* BEGIN Data *
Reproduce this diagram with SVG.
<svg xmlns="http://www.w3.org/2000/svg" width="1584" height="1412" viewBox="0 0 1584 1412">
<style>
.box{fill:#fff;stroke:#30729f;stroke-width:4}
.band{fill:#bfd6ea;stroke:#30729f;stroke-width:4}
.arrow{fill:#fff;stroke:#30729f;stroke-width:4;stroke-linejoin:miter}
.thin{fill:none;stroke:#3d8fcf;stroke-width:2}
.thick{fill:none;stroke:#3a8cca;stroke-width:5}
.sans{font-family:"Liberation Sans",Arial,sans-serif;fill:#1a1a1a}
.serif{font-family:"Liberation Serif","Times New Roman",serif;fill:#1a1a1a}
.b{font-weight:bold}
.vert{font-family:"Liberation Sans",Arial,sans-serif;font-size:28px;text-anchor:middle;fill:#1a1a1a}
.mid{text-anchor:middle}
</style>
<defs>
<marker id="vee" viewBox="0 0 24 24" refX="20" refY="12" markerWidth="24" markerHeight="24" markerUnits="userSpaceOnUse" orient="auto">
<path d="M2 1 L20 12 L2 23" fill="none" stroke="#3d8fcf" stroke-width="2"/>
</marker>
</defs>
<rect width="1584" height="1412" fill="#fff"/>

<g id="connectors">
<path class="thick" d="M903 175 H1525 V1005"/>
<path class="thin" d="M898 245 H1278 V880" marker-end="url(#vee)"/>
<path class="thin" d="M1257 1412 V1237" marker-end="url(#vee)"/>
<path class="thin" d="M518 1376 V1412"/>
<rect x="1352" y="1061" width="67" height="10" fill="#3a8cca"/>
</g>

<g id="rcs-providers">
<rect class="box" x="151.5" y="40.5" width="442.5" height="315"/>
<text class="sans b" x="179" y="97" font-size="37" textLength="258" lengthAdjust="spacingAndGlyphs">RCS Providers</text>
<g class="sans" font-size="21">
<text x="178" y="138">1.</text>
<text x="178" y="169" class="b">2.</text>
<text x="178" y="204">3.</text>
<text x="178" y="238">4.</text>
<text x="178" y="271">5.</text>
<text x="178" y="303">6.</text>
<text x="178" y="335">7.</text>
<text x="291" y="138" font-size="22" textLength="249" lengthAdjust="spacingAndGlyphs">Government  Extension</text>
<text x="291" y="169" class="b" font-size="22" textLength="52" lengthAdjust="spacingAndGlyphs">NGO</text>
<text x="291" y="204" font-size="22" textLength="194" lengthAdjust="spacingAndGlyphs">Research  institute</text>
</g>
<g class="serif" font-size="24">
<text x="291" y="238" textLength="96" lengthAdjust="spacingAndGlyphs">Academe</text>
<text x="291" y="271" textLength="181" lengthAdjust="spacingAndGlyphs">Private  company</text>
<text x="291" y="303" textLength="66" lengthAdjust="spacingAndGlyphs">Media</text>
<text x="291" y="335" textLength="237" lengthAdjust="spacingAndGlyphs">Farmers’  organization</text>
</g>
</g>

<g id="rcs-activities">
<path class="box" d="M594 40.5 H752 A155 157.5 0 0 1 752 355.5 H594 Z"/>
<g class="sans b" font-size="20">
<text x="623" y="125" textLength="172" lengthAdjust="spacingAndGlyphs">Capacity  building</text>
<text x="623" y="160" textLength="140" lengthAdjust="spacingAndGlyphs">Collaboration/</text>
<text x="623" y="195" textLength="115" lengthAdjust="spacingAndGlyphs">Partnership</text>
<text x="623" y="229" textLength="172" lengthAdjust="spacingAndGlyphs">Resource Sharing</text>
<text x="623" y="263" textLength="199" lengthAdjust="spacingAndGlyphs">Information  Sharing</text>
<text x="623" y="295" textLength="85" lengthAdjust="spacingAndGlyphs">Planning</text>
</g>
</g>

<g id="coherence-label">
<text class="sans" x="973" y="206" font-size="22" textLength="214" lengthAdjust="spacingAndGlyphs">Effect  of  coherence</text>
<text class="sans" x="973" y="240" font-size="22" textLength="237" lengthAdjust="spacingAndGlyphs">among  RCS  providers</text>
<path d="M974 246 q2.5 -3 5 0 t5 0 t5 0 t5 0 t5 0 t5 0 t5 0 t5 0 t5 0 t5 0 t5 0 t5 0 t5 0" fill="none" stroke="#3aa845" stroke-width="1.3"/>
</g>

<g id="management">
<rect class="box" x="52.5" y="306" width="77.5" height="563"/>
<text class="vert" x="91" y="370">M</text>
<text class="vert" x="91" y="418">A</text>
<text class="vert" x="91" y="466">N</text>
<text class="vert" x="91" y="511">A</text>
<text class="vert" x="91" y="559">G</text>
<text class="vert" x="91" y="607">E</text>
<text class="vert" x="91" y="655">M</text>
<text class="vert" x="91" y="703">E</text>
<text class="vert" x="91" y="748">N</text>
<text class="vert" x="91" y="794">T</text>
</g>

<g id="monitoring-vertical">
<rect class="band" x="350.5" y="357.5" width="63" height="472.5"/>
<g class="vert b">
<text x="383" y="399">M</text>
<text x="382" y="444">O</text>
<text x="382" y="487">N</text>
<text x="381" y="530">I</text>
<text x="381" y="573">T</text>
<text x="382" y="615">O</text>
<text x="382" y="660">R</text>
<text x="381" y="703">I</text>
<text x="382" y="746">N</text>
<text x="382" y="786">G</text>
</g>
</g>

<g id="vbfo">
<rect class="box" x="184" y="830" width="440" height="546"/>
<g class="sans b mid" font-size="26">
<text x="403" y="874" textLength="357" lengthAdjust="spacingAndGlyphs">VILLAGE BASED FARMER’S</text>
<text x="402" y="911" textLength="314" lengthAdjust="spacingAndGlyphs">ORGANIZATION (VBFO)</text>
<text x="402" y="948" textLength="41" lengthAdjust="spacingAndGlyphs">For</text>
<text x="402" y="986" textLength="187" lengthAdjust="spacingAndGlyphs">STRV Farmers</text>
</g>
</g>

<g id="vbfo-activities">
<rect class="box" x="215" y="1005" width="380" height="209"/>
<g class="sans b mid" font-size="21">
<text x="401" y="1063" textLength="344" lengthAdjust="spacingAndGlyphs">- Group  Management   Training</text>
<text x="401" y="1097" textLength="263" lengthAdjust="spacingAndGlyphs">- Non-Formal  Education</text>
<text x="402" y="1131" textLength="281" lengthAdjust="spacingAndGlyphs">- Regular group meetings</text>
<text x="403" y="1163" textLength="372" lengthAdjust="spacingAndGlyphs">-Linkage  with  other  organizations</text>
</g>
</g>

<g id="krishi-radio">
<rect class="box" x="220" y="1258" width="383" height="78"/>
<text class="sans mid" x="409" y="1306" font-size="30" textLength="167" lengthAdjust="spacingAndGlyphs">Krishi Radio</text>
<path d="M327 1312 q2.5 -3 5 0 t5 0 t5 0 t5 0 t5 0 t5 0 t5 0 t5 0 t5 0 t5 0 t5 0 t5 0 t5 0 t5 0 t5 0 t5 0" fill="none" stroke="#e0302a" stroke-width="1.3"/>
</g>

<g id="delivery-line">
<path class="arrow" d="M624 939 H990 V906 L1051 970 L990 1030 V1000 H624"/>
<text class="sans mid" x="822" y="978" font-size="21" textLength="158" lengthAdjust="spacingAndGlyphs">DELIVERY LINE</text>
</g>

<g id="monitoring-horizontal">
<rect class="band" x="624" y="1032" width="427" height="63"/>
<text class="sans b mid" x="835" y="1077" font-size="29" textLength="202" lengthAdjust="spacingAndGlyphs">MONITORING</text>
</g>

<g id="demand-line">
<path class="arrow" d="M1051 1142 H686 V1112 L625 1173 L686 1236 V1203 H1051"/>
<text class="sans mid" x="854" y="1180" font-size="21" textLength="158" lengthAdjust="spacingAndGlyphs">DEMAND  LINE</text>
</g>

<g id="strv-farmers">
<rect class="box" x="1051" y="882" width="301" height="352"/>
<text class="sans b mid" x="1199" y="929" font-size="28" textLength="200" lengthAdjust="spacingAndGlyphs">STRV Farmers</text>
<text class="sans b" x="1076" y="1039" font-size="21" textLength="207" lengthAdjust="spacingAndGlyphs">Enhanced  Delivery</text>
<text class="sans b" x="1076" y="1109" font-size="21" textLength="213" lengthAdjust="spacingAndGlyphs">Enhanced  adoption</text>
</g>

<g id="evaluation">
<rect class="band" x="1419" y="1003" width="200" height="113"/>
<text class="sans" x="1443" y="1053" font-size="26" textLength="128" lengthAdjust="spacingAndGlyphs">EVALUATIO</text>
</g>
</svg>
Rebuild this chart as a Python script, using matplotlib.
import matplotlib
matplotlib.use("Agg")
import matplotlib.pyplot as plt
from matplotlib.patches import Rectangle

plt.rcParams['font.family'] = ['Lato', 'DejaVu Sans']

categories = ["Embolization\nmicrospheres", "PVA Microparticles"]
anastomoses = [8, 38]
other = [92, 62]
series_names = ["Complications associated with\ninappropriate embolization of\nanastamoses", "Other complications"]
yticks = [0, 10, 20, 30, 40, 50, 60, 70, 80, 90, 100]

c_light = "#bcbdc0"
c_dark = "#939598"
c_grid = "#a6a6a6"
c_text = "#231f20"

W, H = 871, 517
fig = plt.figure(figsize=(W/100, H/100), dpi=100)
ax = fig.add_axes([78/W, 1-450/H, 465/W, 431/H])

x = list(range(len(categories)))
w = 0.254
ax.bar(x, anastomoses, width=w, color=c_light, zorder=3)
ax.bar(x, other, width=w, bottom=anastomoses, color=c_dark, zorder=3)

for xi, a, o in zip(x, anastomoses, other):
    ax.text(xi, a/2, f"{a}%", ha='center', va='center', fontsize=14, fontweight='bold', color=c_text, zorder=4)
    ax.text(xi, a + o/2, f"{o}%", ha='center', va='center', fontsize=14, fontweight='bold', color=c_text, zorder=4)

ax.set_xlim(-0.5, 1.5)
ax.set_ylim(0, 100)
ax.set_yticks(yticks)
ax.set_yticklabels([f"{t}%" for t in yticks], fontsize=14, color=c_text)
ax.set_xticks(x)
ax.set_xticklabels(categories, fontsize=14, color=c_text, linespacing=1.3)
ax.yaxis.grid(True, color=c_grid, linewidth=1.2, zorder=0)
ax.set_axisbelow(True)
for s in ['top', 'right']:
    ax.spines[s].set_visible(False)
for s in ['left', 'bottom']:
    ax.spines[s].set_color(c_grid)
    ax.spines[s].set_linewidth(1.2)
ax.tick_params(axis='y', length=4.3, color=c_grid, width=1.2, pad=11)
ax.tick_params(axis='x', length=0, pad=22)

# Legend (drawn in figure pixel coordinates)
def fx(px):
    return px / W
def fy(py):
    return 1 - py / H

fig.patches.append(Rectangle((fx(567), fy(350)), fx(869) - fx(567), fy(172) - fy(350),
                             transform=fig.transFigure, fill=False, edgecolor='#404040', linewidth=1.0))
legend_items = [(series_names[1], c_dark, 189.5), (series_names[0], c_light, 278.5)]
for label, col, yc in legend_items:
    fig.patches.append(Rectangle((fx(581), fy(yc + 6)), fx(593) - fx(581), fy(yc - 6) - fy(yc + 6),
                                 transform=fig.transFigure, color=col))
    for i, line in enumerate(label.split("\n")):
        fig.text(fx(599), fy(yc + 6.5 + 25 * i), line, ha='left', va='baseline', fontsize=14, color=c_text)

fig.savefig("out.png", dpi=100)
* END Data *
Work to do
Nothing beyond the required lines should be retyped: start with the line that contains "Rebuild this chart" and finish with the line that contains "plt.rcParams['font.family'] = ['Lato', 'DejaVu".

Output of the task
Rebuild this chart as a Python script, using matplotlib.
import matplotlib
matplotlib.use("Agg")
import matplotlib.pyplot as plt
from matplotlib.patches import Rectangle

plt.rcParams['font.family'] = ['Lato', 'DejaVu Sans']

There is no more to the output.